I was, however, fascinated with his conversation. He didn’t try to entertain me. He talked about the world: about Afghanistan, where he intended to go some day, about Chiapas, Mexico, where he had gone on a short trip, about the world in general and missions in particular. He asked me what I thought about simple living. And without realizing it, he demonstrated his lifestyle by the dates we had.
Our type of “simple” dates were more satisfying to me than any other dates I had ever had. Perhaps because Ralph was fascinating. But also, perhaps, because instead of observing games or movies or whatever together, I was learning what it was that thrilled him. I was finding out what kind of person he really was, even some things that he thought I might not like (such as his radical lifestyle).
As our daughters, one by one, began to date and then to marry, I have found this same pattern in their lives. The fellows they eventually married were not the ones who spent a lot of money on them, nor who tried hard to entertain them in the usual way. Rather they were the ones our daughters enjoyed being with just because of who they were, their aspirations in life, their goals for the Kingdom. And, I must say, each one of our daughters married a gem.
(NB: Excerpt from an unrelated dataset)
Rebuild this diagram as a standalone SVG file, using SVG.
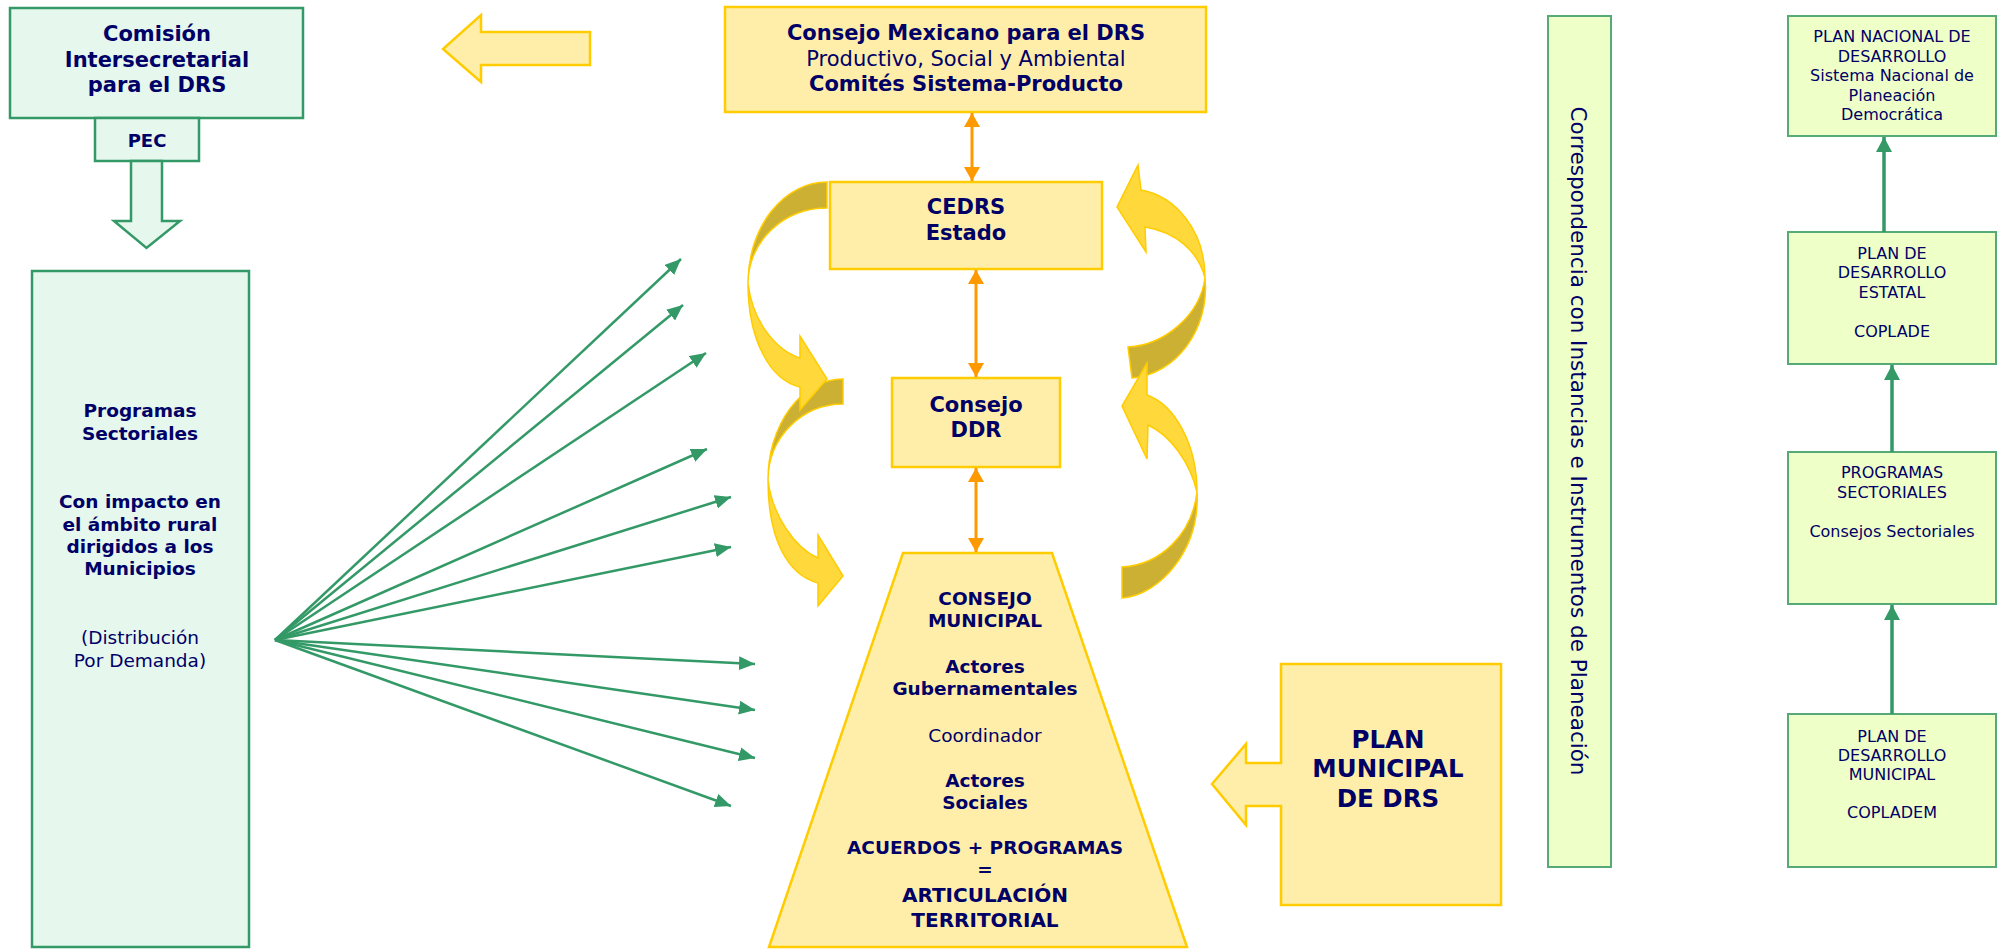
<svg xmlns="http://www.w3.org/2000/svg" width="2004" height="949" viewBox="0 0 2004 949">
<defs>
<style>
text{font-family:"DejaVu Sans","Verdana",sans-serif;fill:#000066;text-anchor:middle}
.b{font-weight:bold}
.mint{fill:#E6F7EE;stroke:#339966;stroke-width:2.5}
.lime{fill:#EFFFC8;stroke:#55AA77;stroke-width:2}
.yel{fill:#FFEEAA;stroke:#FFCC00;stroke-width:2.5}
.bright{fill:#FFD93B;stroke:#FFCC00;stroke-width:1.5}
.dark{fill:#CCB033;stroke:#FFCC00;stroke-width:1.5}
.gfan{stroke:#339966;stroke-width:2.5;fill:none;marker-end:url(#gh)}
.gcol{stroke:#339966;stroke-width:3.5;fill:none;marker-end:url(#gh2)}
.or{stroke:#FF9900;stroke-width:3;fill:none;marker-start:url(#oh);marker-end:url(#oh)}
</style>
<marker id="gh" markerUnits="userSpaceOnUse" markerWidth="18" markerHeight="14" refX="16" refY="7" orient="auto"><path d="M0,0 L16,7 L0,14 Z" fill="#339966"/></marker>
<marker id="gh2" markerUnits="userSpaceOnUse" markerWidth="16" markerHeight="16" refX="15" refY="8" orient="auto"><path d="M0,0 L15,8 L0,16 Z" fill="#339966"/></marker>
<marker id="oh" markerUnits="userSpaceOnUse" markerWidth="15" markerHeight="16" refX="14" refY="8" orient="auto-start-reverse"><path d="M0,0 L14,8 L0,16 Z" fill="#FF9900"/></marker>
</defs>
<rect width="2004" height="949" fill="#FFFFFF"/>

<g id="comision">
<rect class="mint" x="10" y="8" width="293" height="110"/>
<text class="b" font-size="21" x="157" y="41">Comisión</text>
<text class="b" font-size="21" x="157" y="67">Intersecretarial</text>
<text class="b" font-size="21" x="157" y="92">para el DRS</text>
</g>
<g id="pec">
<rect class="mint" x="95" y="118" width="104" height="43"/>
<text class="b" font-size="18" x="147" y="147">PEC</text>
</g>
<g id="pec-arrow">
<path class="mint" d="M131,161 L162,161 L162,221 L180,221 L146.5,248 L114,221 L131,221 Z"/>
</g>
<g id="programas">
<rect class="mint" x="32" y="271" width="217" height="676"/>
<text class="b" font-size="18.5" x="140" y="417">Programas</text>
<text class="b" font-size="18.5" x="140" y="440">Sectoriales</text>
<text class="b" font-size="18.5" x="140" y="508">Con impacto en</text>
<text class="b" font-size="18.5" x="140" y="531">el ámbito rural</text>
<text class="b" font-size="18.5" x="140" y="553">dirigidos a los</text>
<text class="b" font-size="18.5" x="140" y="575">Municipios</text>
<text font-size="18.5" x="140" y="644">(Distribución</text>
<text font-size="18.5" x="140" y="667">Por Demanda)</text>
</g>

<g id="top-arrow">
<path class="yel" d="M590,32 L481,32 L481,15 L443,49 L481,82 L481,65 L590,65 Z" stroke-width="2"/>
</g>

<g id="consejo-mexicano">
<rect class="yel" x="725" y="7" width="481" height="105"/>
<text class="b" font-size="21" x="966" y="40">Consejo Mexicano para el DRS</text>
<text font-size="21" x="966" y="66">Productivo, Social y Ambiental</text>
<text class="b" font-size="21" x="966" y="91">Comités Sistema-Producto</text>
</g>

<g id="curved-arrows">
<path class="dark" d="M843,379 A75,101 0 0 0 768,480 A75,76 0 0 1 843,404 Z"/>
<path class="bright" d="M768,480 C772,515 795,548 818,558 L818,535 L843,576 L818,606 L818,583 C788,575 768,540 768,480 Z"/>
<path class="dark" d="M827,182 A79,101 0 0 0 748,283 A79,75 0 0 1 827,208 Z"/>
<path class="bright" d="M748,283 C752,320 775,350 800,358 L800,336 L827,379 L800,410 L800,387 C770,380 748,340 748,283 Z"/>
<path class="dark" d="M1205,278 C1210,330 1175,375 1132,378 L1128,347 C1165,345 1200,315 1205,278 Z"/>
<path class="bright" d="M1138,165 L1141,190 C1175,196 1205,230 1205,278 C1198,250 1175,232 1145,227 L1146,252 L1117,207 Z"/>
<path class="dark" d="M1197,492 C1200,550 1160,595 1122,598 L1122,567 C1160,565 1192,535 1197,492 Z"/>
<path class="bright" d="M1147,363 L1147,395 C1175,405 1197,445 1197,492 C1190,462 1170,435 1148,425 L1147,459 L1122,406 Z"/>
</g>

<g id="cedrs">
<rect class="yel" x="830" y="182" width="272" height="87"/>
<text class="b" font-size="21" x="966" y="214">CEDRS</text>
<text class="b" font-size="21" x="966" y="240">Estado</text>
</g>
<g id="consejo-ddr">
<rect class="yel" x="892" y="378" width="168" height="89"/>
<text class="b" font-size="21" x="976" y="412">Consejo</text>
<text class="b" font-size="21" x="976" y="437">DDR</text>
</g>
<g id="consejo-municipal">
<path class="yel" d="M903,553 L1052,553 L1187,947 L769,947 Z"/>
<text class="b" font-size="18.5" x="985" y="605">CONSEJO</text>
<text class="b" font-size="18.5" x="985" y="627">MUNICIPAL</text>
<text class="b" font-size="18.5" x="985" y="673">Actores</text>
<text class="b" font-size="18.5" x="985" y="695">Gubernamentales</text>
<text font-size="18.5" x="985" y="742">Coordinador</text>
<text class="b" font-size="18.5" x="985" y="787">Actores</text>
<text class="b" font-size="18.5" x="985" y="809">Sociales</text>
<text class="b" font-size="18.5" x="985" y="854">ACUERDOS + PROGRAMAS</text>
<text class="b" font-size="18.5" x="985" y="876">=</text>
<text class="b" font-size="20" x="985" y="902">ARTICULACIÓN</text>
<text class="b" font-size="20" x="985" y="927">TERRITORIAL</text>
</g>
<g id="plan-municipal">
<path class="yel" d="M1281,664 L1501,664 L1501,905 L1281,905 L1281,806 L1246,806 L1246,825 L1212,784 L1246,744 L1246,763 L1281,763 Z"/>
<text class="b" font-size="24.5" x="1388" y="748">PLAN</text>
<text class="b" font-size="24.5" x="1388" y="777">MUNICIPAL</text>
<text class="b" font-size="24.5" x="1388" y="807">DE DRS</text>
</g>

<g id="correspondencia">
<rect class="lime" x="1548" y="16" width="63" height="851"/>
<text font-size="21.5" transform="translate(1571,441) rotate(90)">Correspondencia con Instancias e Instrumentos de Planeación</text>
</g>
<g id="plan-nacional">
<rect class="lime" x="1788" y="16" width="208" height="120"/>
<text font-size="16" x="1892" y="42">PLAN NACIONAL DE</text>
<text font-size="16" x="1892" y="62">DESARROLLO</text>
<text font-size="16" x="1892" y="81">Sistema Nacional de</text>
<text font-size="16" x="1892" y="101">Planeación</text>
<text font-size="16" x="1892" y="120">Democrática</text>
</g>
<g id="plan-estatal">
<rect class="lime" x="1788" y="232" width="208" height="132"/>
<text font-size="16" x="1892" y="259">PLAN DE</text>
<text font-size="16" x="1892" y="278">DESARROLLO</text>
<text font-size="16" x="1892" y="298">ESTATAL</text>
<text font-size="16" x="1892" y="337">COPLADE</text>
</g>
<g id="programas-sectoriales">
<rect class="lime" x="1788" y="452" width="208" height="152"/>
<text font-size="16" x="1892" y="478">PROGRAMAS</text>
<text font-size="16" x="1892" y="498">SECTORIALES</text>
<text font-size="16" x="1892" y="537">Consejos Sectoriales</text>
</g>
<g id="plan-municipal-desarrollo">
<rect class="lime" x="1788" y="714" width="208" height="153"/>
<text font-size="16" x="1892" y="742">PLAN DE</text>
<text font-size="16" x="1892" y="761">DESARROLLO</text>
<text font-size="16" x="1892" y="780">MUNICIPAL</text>
<text font-size="16" x="1892" y="818">COPLADEM</text>
</g>

<g id="connectors">
<line class="or" x1="972" y1="113" x2="972" y2="181"/>
<line class="or" x1="976" y1="270" x2="976" y2="377"/>
<line class="or" x1="976" y1="468" x2="976" y2="552"/>
<line class="gcol" x1="1884" y1="232" x2="1884" y2="137"/>
<line class="gcol" x1="1892" y1="452" x2="1892" y2="365"/>
<line class="gcol" x1="1892" y1="714" x2="1892" y2="605"/>
<line class="gfan" x1="275" y1="640" x2="681" y2="259"/>
<line class="gfan" x1="275" y1="640" x2="683" y2="305"/>
<line class="gfan" x1="275" y1="640" x2="706" y2="353"/>
<line class="gfan" x1="275" y1="640" x2="707" y2="449"/>
<line class="gfan" x1="275" y1="640" x2="731" y2="497"/>
<line class="gfan" x1="275" y1="640" x2="731" y2="547"/>
<line class="gfan" x1="275" y1="640" x2="755" y2="664"/>
<line class="gfan" x1="275" y1="640" x2="755" y2="710"/>
<line class="gfan" x1="275" y1="640" x2="755" y2="758"/>
<line class="gfan" x1="275" y1="640" x2="731" y2="806"/>
</g>
</svg>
So how do World Christians maintain a healthy dating relationship? By building it around common interests in God’s concerns. Stay away from the “relationship” topic until God has made it clear that this person is the one. On dates, go out with others couples, seldom by yourselves alone. Let your relationship bring honor to God in its purity and its concern for the world. Don’t get anxious. Believe that God is in the matchmaking business (isn’t He), and that He knows what He is about. In the meantime, relax and glorify Him. There is an old maxim which is very true: God gives the best to those who leave the choice with Him. I have found it true. Our four daughters have found it true. I would recommend this for all World Christians. You can trust Him.